由布島のルイくん
私は由布島で記念撮影サービスをしているアミーゴです。
由布島は沖縄のさらに南西、西表島の東約0.5kmに位置する、小さな小さな島のこと。由布島へは西表島から海を渡る必要がありますが、移動手段はなんと船ではありません。
牛車です。
島と島の間をかわいらしい水牛が、ゆっくりゆっくり牛車を引っ張り、お客様を由布島へ連れて行ってくれるのです。そんな素敵体験ができる有名な人気スポット。今日も由布島を楽しみにされたお客様が訪れます。
私はその日も元気に記念撮影をしていました。由布島ではなんと水牛のルイ君と一緒に記念撮影できます。ここでルイ君のプロフィールをご紹介。
琉生(ルイ)・雄・7歳(人間年齢21歳)
由布島一大人しく、知らない人が近づいたり触っても動じない性格の為、50頭近くいる由布島の水牛の中で唯一お客様が触ることを許されている水牛です。
甘えん坊な一面もあるルイ君は、お客様から大人気。いつも通りのマイペースな感じでお客様にふれあい体験を楽しんでいただいていました。
「それでは次のお客様、こちらへどうぞ!」
やってきたお客様は60代くらいのご夫妻。まずは旦那様が満面の笑みでルイ君に近寄り、慣れた手付きで背中を撫でました。その様子を見ながらご夫人は、手提げから一枚の写真を取り出します。
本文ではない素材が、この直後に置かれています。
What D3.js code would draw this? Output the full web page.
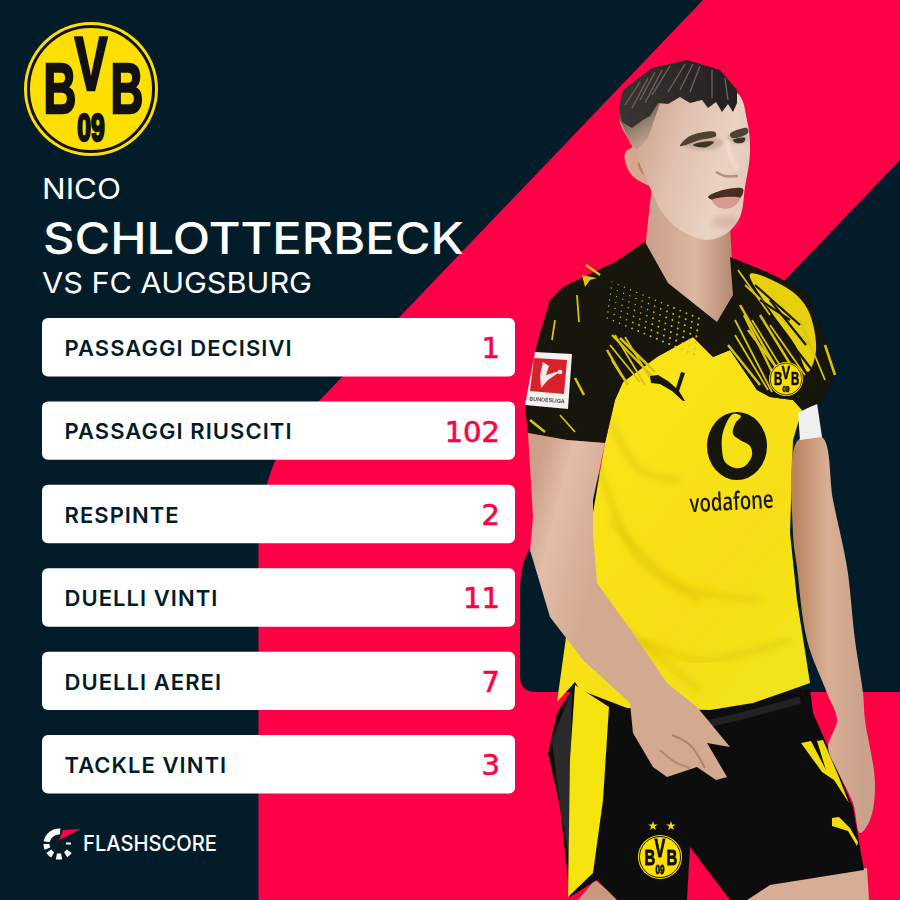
<!DOCTYPE html>
<html><head><meta charset="utf-8">
<script src="https://cdn.jsdelivr.net/npm/d3@7/dist/d3.min.js"></script>
<style>html,body{margin:0;padding:0;background:#031c29}svg{display:block}</style>
</head><body><div id="c"></div>
<script>
const categories=["PASSAGGI DECISIVI","PASSAGGI RIUSCITI","RESPINTE","DUELLI VINTI","DUELLI AEREI","TACKLE VINTI"];
const values=[1,102,2,11,7,3];
const titleLines=["NICO","SCHLOTTERBECK","VS FC AUGSBURG"];
const brand="FLASHSCORE";
const DARK="#031c29",RED="#ff0046",YEL="#f7e214",BLK="#14130f";
const svg=d3.select("#c").append("svg").attr("width",900).attr("height",900).attr("viewBox","0 0 900 900");
const defs=svg.append("defs");
defs.append("filter").attr("id","soft").append("feGaussianBlur").attr("stdDeviation",.6);
defs.append("filter").attr("id","blur2").append("feGaussianBlur").attr("stdDeviation",1.6);
defs.append("filter").attr("id","blur3").append("feGaussianBlur").attr("stdDeviation",3);
function lg(id,x1,y1,x2,y2,stops){const g=defs.append("linearGradient").attr("id",id).attr("gradientUnits","userSpaceOnUse").attr("x1",x1).attr("y1",y1).attr("x2",x2).attr("y2",y2);
 stops.forEach(s=>g.append("stop").attr("offset",s[0]).attr("stop-color",s[1]));}
lg("armL",530,500,610,520,[[0,"#cda08a"],[.35,"#e2bda8"],[1,"#d3a990"]]);
lg("armR",795,560,860,560,[[0,"#b98560"],[.5,"#d9ae94"],[1,"#cba38c"]]);
lg("face",640,130,750,160,[[0,"#cfa893"],[.35,"#e0c0ae"],[.8,"#ead2c4"],[1,"#e6cbbb"]]);
lg("neck",645,250,730,250,[[0,"#c99f88"],[.6,"#dcb7a2"],[1,"#b88c74"]]);
lg("fade",625,100,655,150,[[0,"#3e3733"],[.55,"#9c8475"],[1,"#d6b39e"]]);
lg("jer",570,450,820,650,[[0,"#f9e518"],[.6,"#f6df12"],[1,"#f1e41e"]]);
lg("hair",620,100,730,70,[[0,"#3a3431"],[1,"#23201f"]]);

const smooth=d3.line().curve(d3.curveCatmullRomClosed.alpha(.5));
const sharp=d3.line().curve(d3.curveLinearClosed);
const open=d3.line().curve(d3.curveCatmullRom.alpha(.5));

// background
svg.append("rect").attr("width",900).attr("height",900).attr("fill",DARK);
svg.append("path").attr("fill",RED).attr("d","M703,0 L900,0 L900,900 L258.5,900 L258.5,545 C259,510 266,470 290,432 L320,400 Z");
svg.append("path").attr("fill",DARK).attr("d","M900,160 L535,541 C525,553 520,570 520,590 L520,676 Q520,692 536,692 L900,692 Z");

// crest helper: one text element holding all four glyph groups
function crest(g,cx,cy,r){
 const n=g.append("g").attr("transform",`translate(${cx},${cy}) scale(${r/67})`);
 n.append("circle").attr("r",67).attr("fill","#fde000");
 n.append("circle").attr("r",62.5).attr("fill","none").attr("stroke","#111").attr("stroke-width",3);
 const sx=.65;
 const t=n.append("text").attr("transform",`scale(${sx},1)`).attr("text-anchor","middle")
   .attr("font-family","'Liberation Sans',sans-serif").attr("font-weight",700).attr("fill","#111").attr("stroke","#111").attr("stroke-width",2.5);
 [["B",-31,24,70],["V",0,1,76],["B",36,24,70],["09",0,52,38]].forEach(d=>{
  t.append("tspan").text(d[0]).attr("x",d[1]/sx).attr("y",d[2]).attr("font-size",d[3]);
 });
}
crest(svg.append("g"),91,89,67);

// headline
const tf="Inter,'DejaVu Sans',sans-serif";
const titleSpec=[[42,199,29,79,400],[43,254,44,421,500],[42,293,29,270,400]];
svg.append("g").selectAll("text").data(titleLines).join("text").text(d=>d)
 .attr("x",(d,i)=>titleSpec[i][0]).attr("y",(d,i)=>titleSpec[i][1]).attr("font-size",(d,i)=>titleSpec[i][2])
 .attr("textLength",(d,i)=>titleSpec[i][3]).attr("lengthAdjust","spacingAndGlyphs")
 .attr("font-weight",(d,i)=>titleSpec[i][4]).attr("font-family",tf).attr("fill","#fff");

// player
const P=svg.append("g").attr("filter","url(#soft)");
const area=(pts,fill,gen=smooth,par=P)=>par.append("path").attr("d",gen(pts)).attr("fill",fill);
const stroke=(pts,col,w,op=1)=>P.append("path").attr("d",open(pts)).attr("fill","none").attr("stroke",col).attr("stroke-width",w).attr("opacity",op);
// legs
area([[747,900],[777,880],[867,868],[869,900]],"#d7ad96",sharp);
area([[578,900],[595,880],[620,900]],"#c9987f",sharp);
// shorts
area([[575,685],[557,713],[548,753],[560,807],[570,897],[597,880],[617,900],[687,900],[690,847],[730,900],[747,900],[770,885],[864,870],[853,807],[828,747],[813,713],[810,688],[700,700]],"#111",sharp);
area([[552,740],[572,690],[570,800],[569,860],[558,790]],"#2a2a2a",sharp);
area([[575,685],[570,760],[568,897],[593,873],[603,800],[609,707]],"#f5e40f",sharp);
stroke([[640,730],[700,725],[800,700]],"#2c2c2c",7,.7);
// shorts details
area([[801,743],[811,741],[826,770],[817,741],[823,740],[838,775],[849,803],[834,780],[822,772]],"#f3dc0c",sharp);
area([[832,818],[839,817],[850,828],[858,842],[857,846],[848,831],[832,826]],"#f3dc0c",sharp);
d3.range(2).forEach(i=>{const s=d3.symbol().type(d3.symbolStar).size(28)();P.append("path").attr("d",s).attr("fill","#f3dc0c").attr("transform",`translate(${653+i*18},826)`);});
crest(P.append("g"),660,857,22);
// body
area([[615,400],[623,382],[657,357],[693,337],[713,357],[730,350],[757,390],[770,397],[793,400],[802,410],[793,440],[790,533],[797,600],[810,683],[753,703],[710,710],[627,708],[580,690],[575,682],[557,702],[567,630],[590,590],[590,530],[605,443]],"url(#jer)",sharp);
// jersey folds
[[[600,470],[640,560],[700,600]],[[610,520],[680,585],[760,600]],[[640,640],[700,660],[790,640]],[[600,610],[650,650],[700,690]],[[610,420],[640,470],[680,480]]].forEach(l=>P.append("path").attr("d",open(l)).attr("fill","none").attr("stroke","#cdb208").attr("stroke-width",5).attr("opacity",.4).attr("filter","url(#blur3)"));
// right arm
area([[798,440],[822,437],[833,500],[847,567],[855,640],[863,693],[865,720],[875,783],[870,820],[860,833],[853,803],[837,770],[828,747],[837,720],[827,693],[807,640],[797,567],[793,533]],"url(#armR)");
// armband
area([[798,413],[817,403],[822,437],[800,440]],"#f0f0ee",sharp);
// neck
area([[652,185],[646,240],[645,262],[668,292],[717,332],[736,300],[732,262],[730,225]],"url(#neck)",sharp);
// yoke with collar opening
area([[645,242],[615,262],[563,287],[550,300],[537,343],[525,407],[528,433],[567,440],[605,443],[615,400],[623,382],[657,357],[693,337],[713,357],[730,350],[757,390],[770,397],[793,400],[802,410],[820,403],[837,373],[823,333],[807,292],[767,272],[730,257],[733,295],[717,322],[668,283]],BLK,sharp);
// yellow streaks on right yoke
area([[750,274],[790,290],[808,310],[816,350],[808,372],[795,345],[770,310]],"#e7d10f");
const streaks=[[[738,270],[770,315]],[[740,305],[790,392]],[[735,320],[772,392]],[[728,345],[760,385]],[[745,285],[810,345]],[[748,330],[795,392]],[[800,320],[825,380]],[[825,345],[835,375]],
 [[735,335],[768,390]],[[744,315],[782,392]],[[752,320],[792,385]],[[760,315],[800,380]],[[770,325],[805,375]],
 [[612,335],[652,376]],[[610,345],[640,382]],[[612,360],[628,385]],[[615,335],[645,385]],[[620,338],[655,372]],[[625,337],[650,378]],[[607,350],[622,376]],
 [[577,295],[579,322]],[[575,378],[584,395]],[[555,320],[552,340]],[[586,265],[600,275]],[[560,415],[575,432]],[[530,420],[545,432]]];
P.append("g").selectAll("path").data(streaks).join("path").attr("d",d=>d3.line()(d)).attr("stroke","#d9c40f").attr("stroke-width",(d,i)=>i%2?2.5:1.8).attr("fill","none");
// dark cuts across the yellow shoulder
[[[755,285],[800,325]],[[770,300],[806,345]],[[785,335],[812,370]],[[760,300],[790,320]]].forEach(l=>P.append("path").attr("d",d3.line()(l)).attr("stroke",BLK).attr("stroke-width",2.2));
// shoulder puma
P.append("path").attr("d","M582,275 L597,278 L590,280 L585,287 Z").attr("fill","#e4c810");
// dot band on chest yoke
const dotRows=d3.range(7),dotCols=d3.range(15);
P.append("g").selectAll("circle").data(dotRows.flatMap(r=>dotCols.map(c=>[r,c]))).join("circle")
 .attr("cx",d=>612+d[1]*6.2-d[0]*.8).attr("cy",d=>282+d[0]*6+d[1]*2.6).attr("r",d=>.6+(d[0]+d[1])/36).attr("fill","#d8c20c");
// bundesliga patch
area([[535,352],[572,354],[568,409],[525,405]],"#f4f1ee",sharp);
area([[534,358],[567,360],[564,394],[530,391]],"#d6202a",sharp);
P.append("path").attr("d","M543,362 L549,366 L546,375 L556,372 L561,371 L548,380 L541,388 L540,375 Z").attr("fill","#f3e9e6");
P.append("circle").attr("cx",560).attr("cy",372).attr("r",2.3).attr("fill","#f3e9e6");
P.append("text").text("BUNDESLIGA").attr("x",547).attr("y",402).attr("text-anchor","middle").attr("font-size",5.5).attr("font-family","Inter").attr("font-weight",700).attr("fill","#555").attr("transform","rotate(4 547 402)");
// puma
area([[650,376],[658,375],[668,381],[676,388],[681,372],[685,373],[679,391],[685,401],[683,401],[672,391],[660,384],[651,383]],"#15130f",sharp);
// jersey crest
crest(P.append("g"),786,379,17);
// vodafone
P.append("ellipse").attr("cx",737).attr("cy",446).attr("rx",30).attr("ry",34).attr("fill","#17150f");
area([[733,414],[741,416],[735,424],[733,434],[740,440],[750,446],[752,455],[745,466],[735,468],[725,462],[722,450],[723,432]],"#f6e012");
P.append("text").text("vodafone").attr("x",732).attr("y",510).attr("text-anchor","middle").attr("font-size",25).attr("font-family","'Open Sans',sans-serif").attr("font-weight",600)
 .attr("textLength",84).attr("lengthAdjust","spacingAndGlyphs").attr("fill","#1a170c").attr("transform","rotate(-3 732 510)");
// left arm and hand
area([[528,433],[567,440],[605,443],[593,500],[593,533],[597,583],[633,633],[667,683],[697,707],[730,747],[707,743],[727,777],[716,780],[697,767],[667,777],[653,767],[633,733],[630,703],[583,660],[550,617],[530,550],[533,517]],"url(#armL)",sharp);
stroke([[672,735],[690,745],[705,768]],"#a97a62",2,.8);
stroke([[660,750],[675,762],[690,768]],"#a97a62",2,.7);
// head
area([[625,153],[637,147],[648,167],[658,187],[643,183],[630,173]],"#d9a58c");
area([[650,160],[655,175],[647,178],[638,163]],"#b67f68");
area([[620,118],[632,146],[652,192],[662,212],[680,230],[707,240],[727,233],[740,217],[745,187],[750,153],[747,120],[737,93],[680,90],[640,100]],"url(#face)",smooth);
area([[619,107],[620,120],[630,143],[637,150],[648,138],[660,103],[640,100]],"url(#fade)",sharp);
// hair
area([[619,107],[623,90],[652,68],[687,60],[720,70],[737,90],[737,103],[733,112],[728,104],[722,112],[716,102],[708,108],[702,100],[690,103],[680,97],[668,104],[658,103],[650,116],[643,120],[632,128],[622,122]],"url(#hair)",sharp);
P.append("g").selectAll("path").data([[[640,82],[625,105]],[[655,72],[640,100]],[[670,66],[652,95]],[[685,64],[668,92]],[[700,66],[690,92]],[[712,70],[712,98]],[[725,78],[728,100]],[[648,78],[632,108]],[[693,64],[680,90]],[[662,70],[645,103]]])
 .join("path").attr("d",d=>d3.line()(d)).attr("stroke","#6d6560").attr("stroke-width",1.3).attr("fill","none");
// face details
P.append("ellipse").attr("cx",703).attr("cy",143).attr("rx",20).attr("ry",7).attr("fill","#8f705c").attr("opacity",.3).attr("filter","url(#blur2)");
P.append("ellipse").attr("cx",738).attr("cy",138).attr("rx",11).attr("ry",6).attr("fill","#8f705c").attr("opacity",.3).attr("filter","url(#blur2)");
area([[680,146],[690,136],[715,132],[716,136],[700,140]],"#4f4233");
area([[730,134],[747,128],[748,133],[732,138]],"#4f4233");
area([[693,145],[702,142],[714,142],[707,147],[698,147]],"#3c3029");
area([[733,140],[745,138],[744,142],[736,143]],"#3c3029");
stroke([[727,140],[732,160],[738,170]],"#f2dfd3",5,.55);
stroke([[716,172],[725,176],[738,176]],"#a8806b",2.5,.8);
area([[708,197],[723,190],[743,189],[740,198],[713,200]],"#4e2a27");
area([[712,200],[740,198],[733,207],[720,208]],"#d79a8d");
P.append("ellipse").attr("cx",725).attr("cy",222).attr("rx",14).attr("ry",6).attr("fill","#b98e78").attr("opacity",.35).attr("filter","url(#blur3)");

// stat rows
const y=d3.scaleBand().domain(categories).range([318,793.5]).paddingInner(0.3).paddingOuter(0);
const row=svg.append("g").selectAll("g").data(categories).join("g").attr("transform",d=>`translate(0,${y(d)})`);
row.append("rect").attr("x",42).attr("width",473).attr("height",y.bandwidth()).attr("rx",6).attr("fill","#fff");
row.append("text").text(d=>d).attr("x",64.5).attr("y",y.bandwidth()/2+8.8).attr("font-family","Inter,sans-serif").attr("font-weight",600)
 .attr("font-size",22).attr("letter-spacing",1.05).attr("fill",DARK);
row.append("text").text((d,i)=>values[i]).attr("x",500).attr("y",y.bandwidth()/2+11).attr("text-anchor","end")
 .attr("font-family","'DejaVu Sans',sans-serif").attr("font-size",29).attr("fill",RED).attr("stroke",RED).attr("stroke-width",.6);

// brand
const B=svg.append("g").attr("transform","translate(59,844)");
const arc=d3.arc().innerRadius(9.5).outerRadius(15.5);
const rad=Math.PI/180;
B.selectAll("path.s").data([[-80,5],[-112,-90],[-150,-125],[-192,-168],[125,148]]).join("path")
 .attr("d",d=>arc({startAngle:d[0]*rad,endAngle:d[1]*rad})).attr("fill","#fff");
B.append("path").attr("d","M0,-4 L22,-15 L4,-14 Z").attr("fill",RED);
B.append("rect").attr("x",7).attr("y",-1.5).attr("width",5).attr("height",2).attr("fill","#fff");
svg.append("text").text(brand).attr("x",83).attr("y",851).attr("font-family",tf).attr("font-size",21).attr("font-weight",500).attr("textLength",134).attr("lengthAdjust","spacingAndGlyphs").attr("fill","#fff");
</script></body></html>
旦那様はそれをのぞき込むと、写真とルイ君とを見比べながら、大きくなったなぁとため息交じりにつぶやきました。
不思議そうな顔をする私にご夫人が教えてくれました。
「一年前にもここで、ルイ君と撮ってもらったんですよ」
写真には、ルイ君と一緒に写るお二人の姿。それは前回お買い求め頂いた記念写真のコピーでした。
「よく撮れてるでしょう? いつもテレビの上に飾っているの。この写真を見ながら毎日ごはんを食べているのよ」
そういって子供のように笑うご婦人。
それからお二人はしばらくの間、ルイ君とふれあっておられました。久しぶりの再会を喜び合い「調子はどうだった?」と会話をしているかのように、私には見えました。
その後はもちろんルイ君とご夫妻の記念撮影。仕上がった写真をとても喜んでいただけました。「来年もまた来るからね」私とルイ君にそう言って、ご夫妻は帰路につかれました。
私はご夫妻に手を振りながら、今日の感動を噛みしめていました。
去年の写真はテレビの上に飾っていただけた、それだけお二人にとっていつでも触れていたい大切な想い出にしていただけたのでしょう。ルイ君のことはきっとご自分の子供のように想ってくださっているに違いありません。
由布島が、ルイ君が大好きな私にとって、今日のことはとてもとても嬉しい出来事でした。
「来年もお待ちしています」
そんな想いを胸に、私はお二人の背中を見送りました。
ふと後ろを振り返ると、ルイ君はお二人の方を向きゆっくりと目を閉じていました。それはまるでお二人に「バイバイ、また来てね」と微笑んでいるように、私には見えていました。